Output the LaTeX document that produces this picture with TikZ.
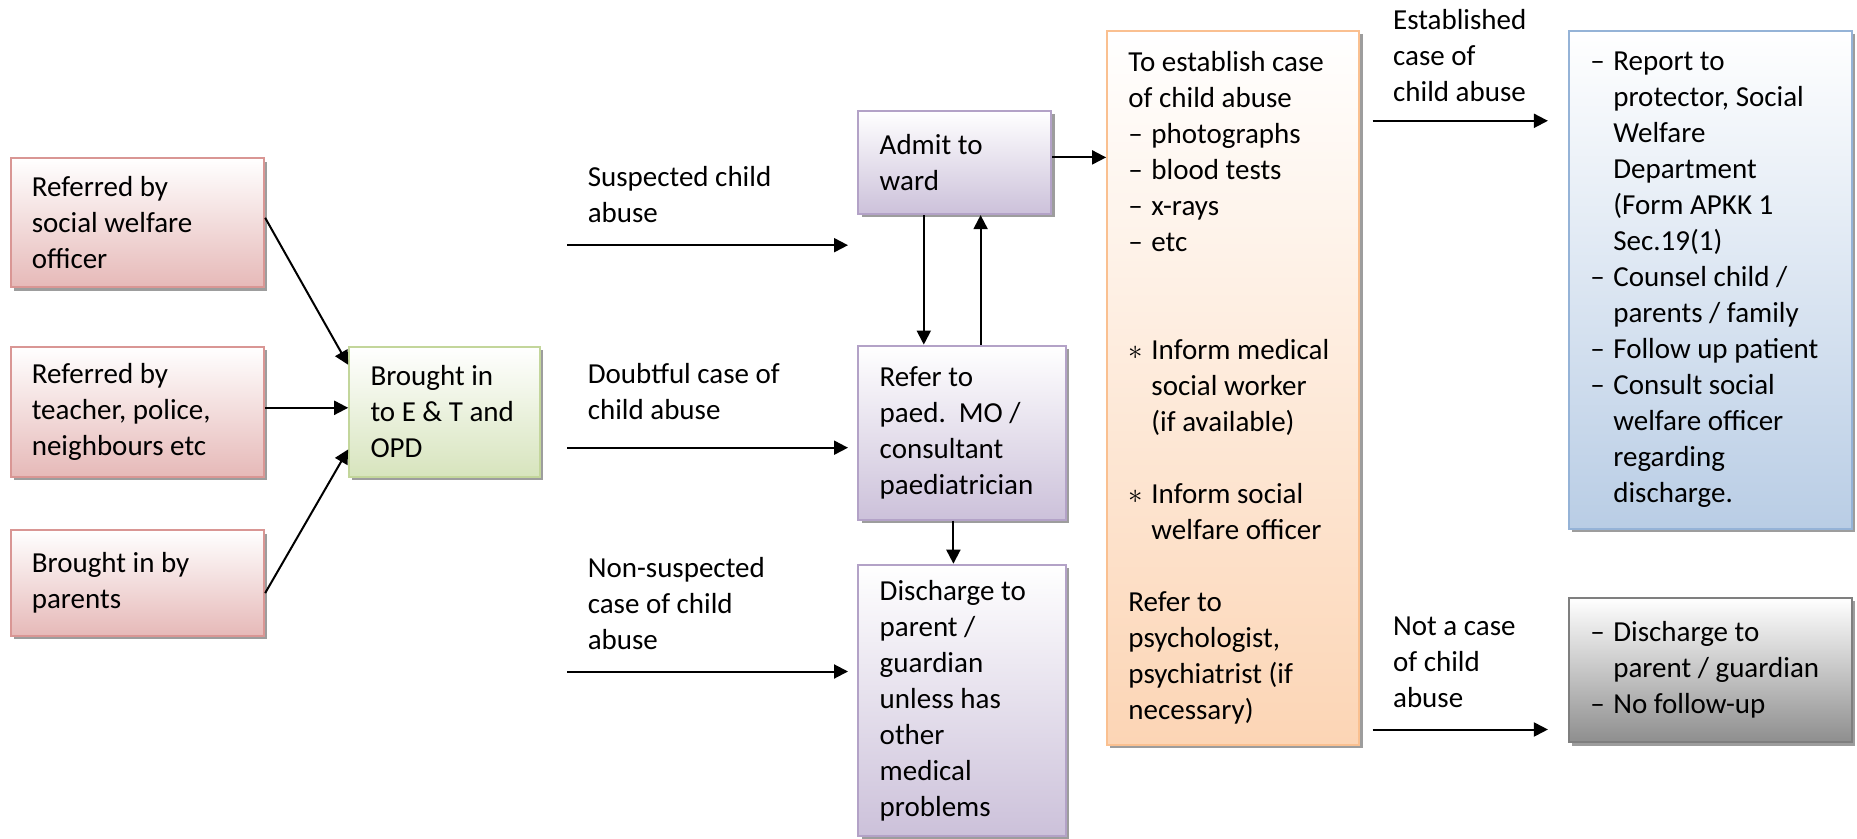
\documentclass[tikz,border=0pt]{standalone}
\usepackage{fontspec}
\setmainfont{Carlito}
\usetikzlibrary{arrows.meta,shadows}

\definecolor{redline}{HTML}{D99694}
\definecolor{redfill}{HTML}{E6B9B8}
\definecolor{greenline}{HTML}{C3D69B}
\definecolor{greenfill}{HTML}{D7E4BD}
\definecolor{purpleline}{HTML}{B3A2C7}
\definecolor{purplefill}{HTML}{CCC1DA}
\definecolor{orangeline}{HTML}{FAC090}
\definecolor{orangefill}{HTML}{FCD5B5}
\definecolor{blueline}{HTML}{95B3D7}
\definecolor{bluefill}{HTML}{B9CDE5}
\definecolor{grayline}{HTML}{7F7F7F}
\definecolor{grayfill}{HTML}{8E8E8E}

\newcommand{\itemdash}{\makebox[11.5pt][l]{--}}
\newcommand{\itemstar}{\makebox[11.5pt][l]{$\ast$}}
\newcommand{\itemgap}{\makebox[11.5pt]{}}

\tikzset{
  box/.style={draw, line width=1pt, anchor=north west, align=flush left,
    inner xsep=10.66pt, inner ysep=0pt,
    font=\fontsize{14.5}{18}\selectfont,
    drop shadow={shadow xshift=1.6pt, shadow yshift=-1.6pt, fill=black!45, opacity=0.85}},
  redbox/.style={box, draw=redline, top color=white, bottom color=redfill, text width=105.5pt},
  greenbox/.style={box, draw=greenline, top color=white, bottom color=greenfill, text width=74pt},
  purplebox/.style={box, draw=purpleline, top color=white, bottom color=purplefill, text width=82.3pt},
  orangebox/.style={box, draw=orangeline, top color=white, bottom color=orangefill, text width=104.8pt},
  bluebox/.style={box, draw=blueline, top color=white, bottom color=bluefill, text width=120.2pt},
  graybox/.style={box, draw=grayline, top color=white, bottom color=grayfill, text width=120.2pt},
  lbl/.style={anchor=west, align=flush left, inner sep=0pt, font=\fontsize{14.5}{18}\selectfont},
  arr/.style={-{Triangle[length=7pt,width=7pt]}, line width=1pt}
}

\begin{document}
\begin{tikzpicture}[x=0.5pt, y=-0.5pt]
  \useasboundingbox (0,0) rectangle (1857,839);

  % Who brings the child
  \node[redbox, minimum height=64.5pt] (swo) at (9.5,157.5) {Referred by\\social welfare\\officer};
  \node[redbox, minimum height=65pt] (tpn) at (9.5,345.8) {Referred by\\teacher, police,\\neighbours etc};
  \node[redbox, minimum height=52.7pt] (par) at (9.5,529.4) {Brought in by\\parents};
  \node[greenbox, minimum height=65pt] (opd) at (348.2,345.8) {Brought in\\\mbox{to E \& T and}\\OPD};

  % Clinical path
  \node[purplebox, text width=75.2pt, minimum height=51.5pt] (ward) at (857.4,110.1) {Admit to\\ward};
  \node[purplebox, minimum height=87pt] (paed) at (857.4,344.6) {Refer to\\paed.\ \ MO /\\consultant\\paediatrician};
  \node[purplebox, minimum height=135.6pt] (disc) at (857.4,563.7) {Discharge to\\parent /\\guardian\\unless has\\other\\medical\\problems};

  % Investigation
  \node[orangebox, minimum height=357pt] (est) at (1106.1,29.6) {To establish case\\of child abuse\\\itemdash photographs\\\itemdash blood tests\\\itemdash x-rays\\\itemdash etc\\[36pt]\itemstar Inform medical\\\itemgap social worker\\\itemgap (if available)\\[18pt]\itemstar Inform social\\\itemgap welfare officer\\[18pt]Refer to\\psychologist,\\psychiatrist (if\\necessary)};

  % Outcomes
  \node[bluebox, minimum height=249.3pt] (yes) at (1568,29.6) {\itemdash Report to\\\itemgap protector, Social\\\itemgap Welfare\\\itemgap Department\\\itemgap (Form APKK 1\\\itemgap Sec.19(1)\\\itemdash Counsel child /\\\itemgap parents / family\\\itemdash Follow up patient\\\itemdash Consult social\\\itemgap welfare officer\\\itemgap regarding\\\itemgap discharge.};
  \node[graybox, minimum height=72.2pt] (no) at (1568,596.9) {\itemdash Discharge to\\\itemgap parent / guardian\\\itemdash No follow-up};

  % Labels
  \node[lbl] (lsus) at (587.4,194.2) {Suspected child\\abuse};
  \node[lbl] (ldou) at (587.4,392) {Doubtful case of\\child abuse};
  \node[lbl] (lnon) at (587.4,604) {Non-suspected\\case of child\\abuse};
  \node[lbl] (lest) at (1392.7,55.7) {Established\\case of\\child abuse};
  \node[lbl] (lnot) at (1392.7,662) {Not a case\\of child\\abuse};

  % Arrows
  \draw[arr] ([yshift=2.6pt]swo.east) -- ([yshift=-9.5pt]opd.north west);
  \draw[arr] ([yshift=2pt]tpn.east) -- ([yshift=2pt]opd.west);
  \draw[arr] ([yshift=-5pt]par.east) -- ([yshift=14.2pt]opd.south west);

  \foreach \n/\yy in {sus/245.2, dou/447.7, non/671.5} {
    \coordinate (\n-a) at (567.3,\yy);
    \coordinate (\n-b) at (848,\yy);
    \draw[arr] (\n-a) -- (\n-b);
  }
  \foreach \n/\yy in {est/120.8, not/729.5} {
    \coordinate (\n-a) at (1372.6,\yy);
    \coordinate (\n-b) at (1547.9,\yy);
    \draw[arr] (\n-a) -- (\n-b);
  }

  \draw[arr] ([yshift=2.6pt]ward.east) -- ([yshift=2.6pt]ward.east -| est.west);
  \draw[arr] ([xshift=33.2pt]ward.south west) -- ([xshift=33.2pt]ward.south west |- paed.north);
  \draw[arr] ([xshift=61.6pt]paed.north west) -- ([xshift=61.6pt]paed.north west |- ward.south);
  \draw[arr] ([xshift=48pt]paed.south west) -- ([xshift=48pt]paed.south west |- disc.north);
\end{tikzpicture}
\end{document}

## WHAT IS NEEDED
Repeat the data exactly, dropping every picture it holds.

## RESPONSE BELOW
Output the LaTeX document that produces this picture with TikZ.
\documentclass[tikz,border=0pt]{standalone}
\usepackage{fontspec}
\setmainfont{Carlito}
\usetikzlibrary{arrows.meta,shadows}

\definecolor{redline}{HTML}{D99694}
\definecolor{redfill}{HTML}{E6B9B8}
\definecolor{greenline}{HTML}{C3D69B}
\definecolor{greenfill}{HTML}{D7E4BD}
\definecolor{purpleline}{HTML}{B3A2C7}
\definecolor{purplefill}{HTML}{CCC1DA}
\definecolor{orangeline}{HTML}{FAC090}
\definecolor{orangefill}{HTML}{FCD5B5}
\definecolor{blueline}{HTML}{95B3D7}
\definecolor{bluefill}{HTML}{B9CDE5}
\definecolor{grayline}{HTML}{7F7F7F}
\definecolor{grayfill}{HTML}{8E8E8E}

\newcommand{\itemdash}{\makebox[11.5pt][l]{--}}
\newcommand{\itemstar}{\makebox[11.5pt][l]{$\ast$}}
\newcommand{\itemgap}{\makebox[11.5pt]{}}

\tikzset{
  box/.style={draw, line width=1pt, anchor=north west, align=flush left,
    inner xsep=10.66pt, inner ysep=0pt,
    font=\fontsize{14.5}{18}\selectfont,
    drop shadow={shadow xshift=1.6pt, shadow yshift=-1.6pt, fill=black!45, opacity=0.85}},
  redbox/.style={box, draw=redline, top color=white, bottom color=redfill, text width=105.5pt},
  greenbox/.style={box, draw=greenline, top color=white, bottom color=greenfill, text width=74pt},
  purplebox/.style={box, draw=purpleline, top color=white, bottom color=purplefill, text width=82.3pt},
  orangebox/.style={box, draw=orangeline, top color=white, bottom color=orangefill, text width=104.8pt},
  bluebox/.style={box, draw=blueline, top color=white, bottom color=bluefill, text width=120.2pt},
  graybox/.style={box, draw=grayline, top color=white, bottom color=grayfill, text width=120.2pt},
  lbl/.style={anchor=west, align=flush left, inner sep=0pt, font=\fontsize{14.5}{18}\selectfont},
  arr/.style={-{Triangle[length=7pt,width=7pt]}, line width=1pt}
}

\begin{document}
\begin{tikzpicture}[x=0.5pt, y=-0.5pt]
  \useasboundingbox (0,0) rectangle (1857,839);

  % Who brings the child
  \node[redbox, minimum height=64.5pt] (swo) at (9.5,157.5) {Referred by\\social welfare\\officer};
  \node[redbox, minimum height=65pt] (tpn) at (9.5,345.8) {Referred by\\teacher, police,\\neighbours etc};
  \node[redbox, minimum height=52.7pt] (par) at (9.5,529.4) {Brought in by\\parents};
  \node[greenbox, minimum height=65pt] (opd) at (348.2,345.8) {Brought in\\\mbox{to E \& T and}\\OPD};

  % Clinical path
  \node[purplebox, text width=75.2pt, minimum height=51.5pt] (ward) at (857.4,110.1) {Admit to\\ward};
  \node[purplebox, minimum height=87pt] (paed) at (857.4,344.6) {Refer to\\paed.\ \ MO /\\consultant\\paediatrician};
  \node[purplebox, minimum height=135.6pt] (disc) at (857.4,563.7) {Discharge to\\parent /\\guardian\\unless has\\other\\medical\\problems};

  % Investigation
  \node[orangebox, minimum height=357pt] (est) at (1106.1,29.6) {To establish case\\of child abuse\\\itemdash photographs\\\itemdash blood tests\\\itemdash x-rays\\\itemdash etc\\[36pt]\itemstar Inform medical\\\itemgap social worker\\\itemgap (if available)\\[18pt]\itemstar Inform social\\\itemgap welfare officer\\[18pt]Refer to\\psychologist,\\psychiatrist (if\\necessary)};

  % Outcomes
  \node[bluebox, minimum height=249.3pt] (yes) at (1568,29.6) {\itemdash Report to\\\itemgap protector, Social\\\itemgap Welfare\\\itemgap Department\\\itemgap (Form APKK 1\\\itemgap Sec.19(1)\\\itemdash Counsel child /\\\itemgap parents / family\\\itemdash Follow up patient\\\itemdash Consult social\\\itemgap welfare officer\\\itemgap regarding\\\itemgap discharge.};
  \node[graybox, minimum height=72.2pt] (no) at (1568,596.9) {\itemdash Discharge to\\\itemgap parent / guardian\\\itemdash No follow-up};

  % Labels
  \node[lbl] (lsus) at (587.4,194.2) {Suspected child\\abuse};
  \node[lbl] (ldou) at (587.4,392) {Doubtful case of\\child abuse};
  \node[lbl] (lnon) at (587.4,604) {Non-suspected\\case of child\\abuse};
  \node[lbl] (lest) at (1392.7,55.7) {Established\\case of\\child abuse};
  \node[lbl] (lnot) at (1392.7,662) {Not a case\\of child\\abuse};

  % Arrows
  \draw[arr] ([yshift=2.6pt]swo.east) -- ([yshift=-9.5pt]opd.north west);
  \draw[arr] ([yshift=2pt]tpn.east) -- ([yshift=2pt]opd.west);
  \draw[arr] ([yshift=-5pt]par.east) -- ([yshift=14.2pt]opd.south west);

  \foreach \n/\yy in {sus/245.2, dou/447.7, non/671.5} {
    \coordinate (\n-a) at (567.3,\yy);
    \coordinate (\n-b) at (848,\yy);
    \draw[arr] (\n-a) -- (\n-b);
  }
  \foreach \n/\yy in {est/120.8, not/729.5} {
    \coordinate (\n-a) at (1372.6,\yy);
    \coordinate (\n-b) at (1547.9,\yy);
    \draw[arr] (\n-a) -- (\n-b);
  }

  \draw[arr] ([yshift=2.6pt]ward.east) -- ([yshift=2.6pt]ward.east -| est.west);
  \draw[arr] ([xshift=33.2pt]ward.south west) -- ([xshift=33.2pt]ward.south west |- paed.north);
  \draw[arr] ([xshift=61.6pt]paed.north west) -- ([xshift=61.6pt]paed.north west |- ward.south);
  \draw[arr] ([xshift=48pt]paed.south west) -- ([xshift=48pt]paed.south west |- disc.north);
\end{tikzpicture}
\end{document}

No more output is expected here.